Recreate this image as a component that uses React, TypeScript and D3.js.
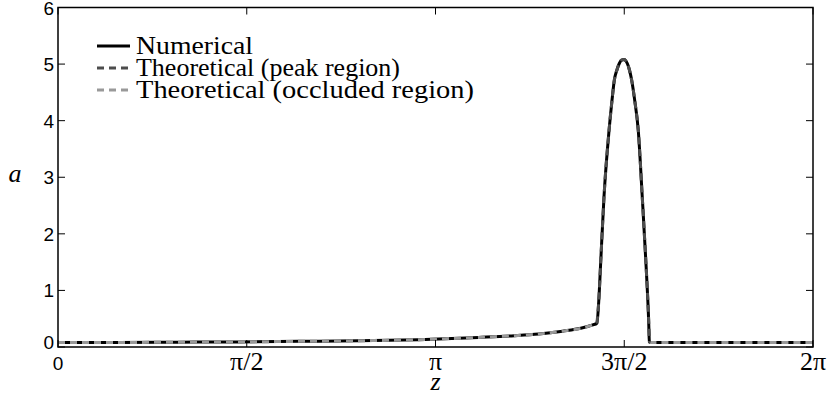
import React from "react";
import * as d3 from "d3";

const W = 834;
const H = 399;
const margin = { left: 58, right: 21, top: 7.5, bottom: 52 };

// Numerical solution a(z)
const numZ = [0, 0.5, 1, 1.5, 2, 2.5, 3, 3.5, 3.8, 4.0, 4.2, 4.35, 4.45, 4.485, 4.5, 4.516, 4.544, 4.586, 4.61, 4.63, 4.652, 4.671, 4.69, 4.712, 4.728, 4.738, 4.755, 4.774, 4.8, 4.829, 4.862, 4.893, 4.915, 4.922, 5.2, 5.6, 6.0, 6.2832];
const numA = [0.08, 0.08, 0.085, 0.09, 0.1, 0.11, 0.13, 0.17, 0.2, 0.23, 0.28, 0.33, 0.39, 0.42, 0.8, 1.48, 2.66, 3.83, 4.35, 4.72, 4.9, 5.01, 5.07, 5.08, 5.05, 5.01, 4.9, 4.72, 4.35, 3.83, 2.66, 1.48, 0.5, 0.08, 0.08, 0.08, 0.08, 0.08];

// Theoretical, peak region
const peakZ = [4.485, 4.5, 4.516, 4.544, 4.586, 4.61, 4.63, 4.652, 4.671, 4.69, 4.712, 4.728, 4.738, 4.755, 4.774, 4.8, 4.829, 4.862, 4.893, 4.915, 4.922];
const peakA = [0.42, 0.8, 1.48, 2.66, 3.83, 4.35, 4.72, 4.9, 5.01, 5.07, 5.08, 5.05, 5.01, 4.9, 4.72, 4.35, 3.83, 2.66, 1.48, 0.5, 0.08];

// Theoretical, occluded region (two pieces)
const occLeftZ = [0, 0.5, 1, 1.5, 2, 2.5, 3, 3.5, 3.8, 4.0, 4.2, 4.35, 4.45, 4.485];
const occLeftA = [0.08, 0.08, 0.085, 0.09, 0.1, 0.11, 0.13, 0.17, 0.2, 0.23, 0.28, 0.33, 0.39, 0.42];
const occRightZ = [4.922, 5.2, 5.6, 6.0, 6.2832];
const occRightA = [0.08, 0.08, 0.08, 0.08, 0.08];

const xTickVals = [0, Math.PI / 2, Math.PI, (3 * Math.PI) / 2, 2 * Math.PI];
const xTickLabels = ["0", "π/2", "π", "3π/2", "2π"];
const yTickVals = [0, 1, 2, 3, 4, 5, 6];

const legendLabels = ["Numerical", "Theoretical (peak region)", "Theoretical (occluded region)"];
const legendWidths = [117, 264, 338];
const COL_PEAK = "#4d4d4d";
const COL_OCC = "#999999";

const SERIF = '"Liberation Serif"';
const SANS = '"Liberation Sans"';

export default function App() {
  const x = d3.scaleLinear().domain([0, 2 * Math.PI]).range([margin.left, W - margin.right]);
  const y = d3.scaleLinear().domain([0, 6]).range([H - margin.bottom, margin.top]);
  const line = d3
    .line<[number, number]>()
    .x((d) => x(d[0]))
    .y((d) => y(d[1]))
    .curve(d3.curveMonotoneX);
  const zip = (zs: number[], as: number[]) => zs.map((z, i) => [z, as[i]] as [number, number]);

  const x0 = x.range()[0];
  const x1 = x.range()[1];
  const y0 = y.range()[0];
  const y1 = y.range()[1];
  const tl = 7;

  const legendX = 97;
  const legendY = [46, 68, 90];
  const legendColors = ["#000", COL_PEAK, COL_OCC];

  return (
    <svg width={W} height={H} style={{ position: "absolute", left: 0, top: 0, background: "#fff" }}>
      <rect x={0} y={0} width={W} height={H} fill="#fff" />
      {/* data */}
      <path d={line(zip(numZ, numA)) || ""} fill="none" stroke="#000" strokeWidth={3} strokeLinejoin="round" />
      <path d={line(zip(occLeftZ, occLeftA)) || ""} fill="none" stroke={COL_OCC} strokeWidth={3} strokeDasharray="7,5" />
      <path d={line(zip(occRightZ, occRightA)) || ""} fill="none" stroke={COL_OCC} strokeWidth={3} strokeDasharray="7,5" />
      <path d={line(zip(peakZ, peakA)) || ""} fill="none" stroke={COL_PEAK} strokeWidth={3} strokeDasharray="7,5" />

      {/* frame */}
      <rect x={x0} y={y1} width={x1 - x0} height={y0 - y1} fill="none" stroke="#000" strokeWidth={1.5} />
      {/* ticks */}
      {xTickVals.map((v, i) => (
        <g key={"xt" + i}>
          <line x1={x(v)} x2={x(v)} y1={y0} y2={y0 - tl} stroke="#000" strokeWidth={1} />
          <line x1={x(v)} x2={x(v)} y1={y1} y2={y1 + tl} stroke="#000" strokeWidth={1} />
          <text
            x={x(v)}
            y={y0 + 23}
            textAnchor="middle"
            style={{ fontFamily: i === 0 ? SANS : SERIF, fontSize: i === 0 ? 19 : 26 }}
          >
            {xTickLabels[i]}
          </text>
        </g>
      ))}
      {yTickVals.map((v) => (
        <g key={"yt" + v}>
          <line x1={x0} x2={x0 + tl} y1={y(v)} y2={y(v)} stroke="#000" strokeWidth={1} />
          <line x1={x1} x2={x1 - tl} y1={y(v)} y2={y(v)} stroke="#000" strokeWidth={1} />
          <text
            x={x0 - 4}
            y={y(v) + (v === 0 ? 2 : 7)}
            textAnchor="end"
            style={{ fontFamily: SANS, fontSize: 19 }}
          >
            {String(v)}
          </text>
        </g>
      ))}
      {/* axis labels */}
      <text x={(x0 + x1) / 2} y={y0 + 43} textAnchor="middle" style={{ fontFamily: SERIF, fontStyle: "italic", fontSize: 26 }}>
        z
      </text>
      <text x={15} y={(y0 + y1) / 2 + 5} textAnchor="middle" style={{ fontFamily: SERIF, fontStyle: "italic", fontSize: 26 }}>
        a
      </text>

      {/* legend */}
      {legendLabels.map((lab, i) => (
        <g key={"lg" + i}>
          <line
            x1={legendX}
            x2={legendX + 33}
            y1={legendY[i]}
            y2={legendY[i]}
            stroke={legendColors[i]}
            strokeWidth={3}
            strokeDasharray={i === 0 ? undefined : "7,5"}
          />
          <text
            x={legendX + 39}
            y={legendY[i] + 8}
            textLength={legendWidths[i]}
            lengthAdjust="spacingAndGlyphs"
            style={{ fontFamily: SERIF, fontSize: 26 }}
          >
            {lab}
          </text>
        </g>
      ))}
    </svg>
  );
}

+---+

§ What the task requires
Quote everything in the listing above exactly; pictures are the only thing to omit.

§ Response to this exercise
Recreate this image as a component that uses React, TypeScript and D3.js.
import React from "react";
import * as d3 from "d3";

const W = 834;
const H = 399;
const margin = { left: 58, right: 21, top: 7.5, bottom: 52 };

// Numerical solution a(z)
const numZ = [0, 0.5, 1, 1.5, 2, 2.5, 3, 3.5, 3.8, 4.0, 4.2, 4.35, 4.45, 4.485, 4.5, 4.516, 4.544, 4.586, 4.61, 4.63, 4.652, 4.671, 4.69, 4.712, 4.728, 4.738, 4.755, 4.774, 4.8, 4.829, 4.862, 4.893, 4.915, 4.922, 5.2, 5.6, 6.0, 6.2832];
const numA = [0.08, 0.08, 0.085, 0.09, 0.1, 0.11, 0.13, 0.17, 0.2, 0.23, 0.28, 0.33, 0.39, 0.42, 0.8, 1.48, 2.66, 3.83, 4.35, 4.72, 4.9, 5.01, 5.07, 5.08, 5.05, 5.01, 4.9, 4.72, 4.35, 3.83, 2.66, 1.48, 0.5, 0.08, 0.08, 0.08, 0.08, 0.08];

// Theoretical, peak region
const peakZ = [4.485, 4.5, 4.516, 4.544, 4.586, 4.61, 4.63, 4.652, 4.671, 4.69, 4.712, 4.728, 4.738, 4.755, 4.774, 4.8, 4.829, 4.862, 4.893, 4.915, 4.922];
const peakA = [0.42, 0.8, 1.48, 2.66, 3.83, 4.35, 4.72, 4.9, 5.01, 5.07, 5.08, 5.05, 5.01, 4.9, 4.72, 4.35, 3.83, 2.66, 1.48, 0.5, 0.08];

// Theoretical, occluded region (two pieces)
const occLeftZ = [0, 0.5, 1, 1.5, 2, 2.5, 3, 3.5, 3.8, 4.0, 4.2, 4.35, 4.45, 4.485];
const occLeftA = [0.08, 0.08, 0.085, 0.09, 0.1, 0.11, 0.13, 0.17, 0.2, 0.23, 0.28, 0.33, 0.39, 0.42];
const occRightZ = [4.922, 5.2, 5.6, 6.0, 6.2832];
const occRightA = [0.08, 0.08, 0.08, 0.08, 0.08];

const xTickVals = [0, Math.PI / 2, Math.PI, (3 * Math.PI) / 2, 2 * Math.PI];
const xTickLabels = ["0", "π/2", "π", "3π/2", "2π"];
const yTickVals = [0, 1, 2, 3, 4, 5, 6];

const legendLabels = ["Numerical", "Theoretical (peak region)", "Theoretical (occluded region)"];
const legendWidths = [117, 264, 338];
const COL_PEAK = "#4d4d4d";
const COL_OCC = "#999999";

const SERIF = '"Liberation Serif"';
const SANS = '"Liberation Sans"';

export default function App() {
  const x = d3.scaleLinear().domain([0, 2 * Math.PI]).range([margin.left, W - margin.right]);
  const y = d3.scaleLinear().domain([0, 6]).range([H - margin.bottom, margin.top]);
  const line = d3
    .line<[number, number]>()
    .x((d) => x(d[0]))
    .y((d) => y(d[1]))
    .curve(d3.curveMonotoneX);
  const zip = (zs: number[], as: number[]) => zs.map((z, i) => [z, as[i]] as [number, number]);

  const x0 = x.range()[0];
  const x1 = x.range()[1];
  const y0 = y.range()[0];
  const y1 = y.range()[1];
  const tl = 7;

  const legendX = 97;
  const legendY = [46, 68, 90];
  const legendColors = ["#000", COL_PEAK, COL_OCC];

  return (
    <svg width={W} height={H} style={{ position: "absolute", left: 0, top: 0, background: "#fff" }}>
      <rect x={0} y={0} width={W} height={H} fill="#fff" />
      {/* data */}
      <path d={line(zip(numZ, numA)) || ""} fill="none" stroke="#000" strokeWidth={3} strokeLinejoin="round" />
      <path d={line(zip(occLeftZ, occLeftA)) || ""} fill="none" stroke={COL_OCC} strokeWidth={3} strokeDasharray="7,5" />
      <path d={line(zip(occRightZ, occRightA)) || ""} fill="none" stroke={COL_OCC} strokeWidth={3} strokeDasharray="7,5" />
      <path d={line(zip(peakZ, peakA)) || ""} fill="none" stroke={COL_PEAK} strokeWidth={3} strokeDasharray="7,5" />

      {/* frame */}
      <rect x={x0} y={y1} width={x1 - x0} height={y0 - y1} fill="none" stroke="#000" strokeWidth={1.5} />
      {/* ticks */}
      {xTickVals.map((v, i) => (
        <g key={"xt" + i}>
          <line x1={x(v)} x2={x(v)} y1={y0} y2={y0 - tl} stroke="#000" strokeWidth={1} />
          <line x1={x(v)} x2={x(v)} y1={y1} y2={y1 + tl} stroke="#000" strokeWidth={1} />
          <text
            x={x(v)}
            y={y0 + 23}
            textAnchor="middle"
            style={{ fontFamily: i === 0 ? SANS : SERIF, fontSize: i === 0 ? 19 : 26 }}
          >
            {xTickLabels[i]}
          </text>
        </g>
      ))}
      {yTickVals.map((v) => (
        <g key={"yt" + v}>
          <line x1={x0} x2={x0 + tl} y1={y(v)} y2={y(v)} stroke="#000" strokeWidth={1} />
          <line x1={x1} x2={x1 - tl} y1={y(v)} y2={y(v)} stroke="#000" strokeWidth={1} />
          <text
            x={x0 - 4}
            y={y(v) + (v === 0 ? 2 : 7)}
            textAnchor="end"
            style={{ fontFamily: SANS, fontSize: 19 }}
          >
            {String(v)}
          </text>
        </g>
      ))}
      {/* axis labels */}
      <text x={(x0 + x1) / 2} y={y0 + 43} textAnchor="middle" style={{ fontFamily: SERIF, fontStyle: "italic", fontSize: 26 }}>
        z
      </text>
      <text x={15} y={(y0 + y1) / 2 + 5} textAnchor="middle" style={{ fontFamily: SERIF, fontStyle: "italic", fontSize: 26 }}>
        a
      </text>

      {/* legend */}
      {legendLabels.map((lab, i) => (
        <g key={"lg" + i}>
          <line
            x1={legendX}
            x2={legendX + 33}
            y1={legendY[i]}
            y2={legendY[i]}
            stroke={legendColors[i]}
            strokeWidth={3}
            strokeDasharray={i === 0 ? undefined : "7,5"}
          />
          <text
            x={legendX + 39}
            y={legendY[i] + 8}
            textLength={legendWidths[i]}
            lengthAdjust="spacingAndGlyphs"
            style={{ fontFamily: SERIF, fontSize: 26 }}
          >
            {lab}
          </text>
        </g>
      ))}
    </svg>
  );
}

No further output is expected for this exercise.